Determine the number of lines in the listing below where the string "seaborn" occurs; answer with the number alone.

⁂

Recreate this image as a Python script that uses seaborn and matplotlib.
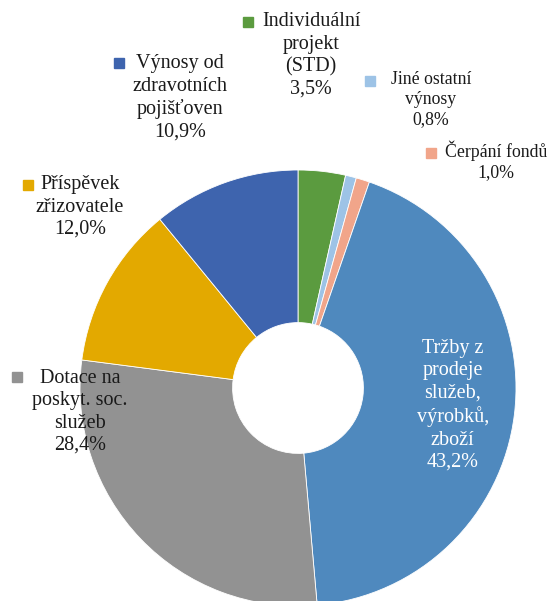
import matplotlib
matplotlib.use("Agg")
import matplotlib.pyplot as plt
import seaborn as sns

# slices, clockwise from 12 o'clock
categories = [
    "Individuální\nprojekt\n(STD)",
    "Jiné ostatní\nvýnosy",
    "Čerpání fondů",
    "Tržby z\nprodeje\nslužeb,\nvýrobků,\nzboží",
    "Dotace na\nposkyt. soc.\nslužeb",
    "Příspěvek\nzřizovatele",
    "Výnosy od\nzdravotních\npojišťoven",
]
shares = [3.5, 0.8, 1.0, 43.2, 28.4, 12.0, 10.9]
pct_labels = ["3,5%", "0,8%", "1,0%", "43,2%", "28,4%", "12,0%", "10,9%"]
colors = ["#5B9B3F", "#9DC3E6", "#F1A58A", "#4F89BE", "#929292", "#E3A900", "#3E64AE"]

sns.set_theme(style="white")
plt.rcParams["font.family"] = ["Liberation Serif", "DejaVu Serif"]

fig = plt.figure(figsize=(5.5, 6.01), dpi=100)
ax = fig.add_axes([0, 0, 1, 1])

ax.pie(shares, colors=colors, startangle=90, counterclock=False,
       radius=1.0, wedgeprops=dict(width=0.70, edgecolor="white", linewidth=0.6))

# label block centres, legend-key positions (pie units) and font sizes
label_pos = [(0.06, 1.525), (0.61, 1.325), (0.91, 1.04), (0.71, -0.08),
             (-1.00, -0.11), (-1.00, 0.83), (-0.54, 1.33)]
key_pos = [(-0.23, 1.68), (0.33, 1.41), (0.61, 1.08), None,
           (-1.29, 0.05), (-1.24, 0.93), (-0.82, 1.49)]
sizes = [14.5, 12.8, 12.8, 14.5, 14.5, 14.5, 14.5]

for cat, pct, col, (tx, ty), kp, fs in zip(categories, pct_labels, colors,
                                           label_pos, key_pos, sizes):
    inside = kp is None
    ax.text(tx, ty, cat + "\n" + pct, ha="center", va="center",
            multialignment="center", fontsize=fs,
            color="white" if inside else "#1a1a1a", linespacing=1.24)
    if kp is not None:
        ax.plot(kp[0], kp[1], marker="s", markersize=7.5, color=col, linestyle="none")

ax.set_xlim(-298 / 218, (550 - 298) / 218)
ax.set_ylim(-(601 - 388) / 218, 388 / 218)
ax.set_aspect("auto")
ax.axis("off")

fig.savefig("out.png", dpi=100)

⁂

* Solution for this task: 2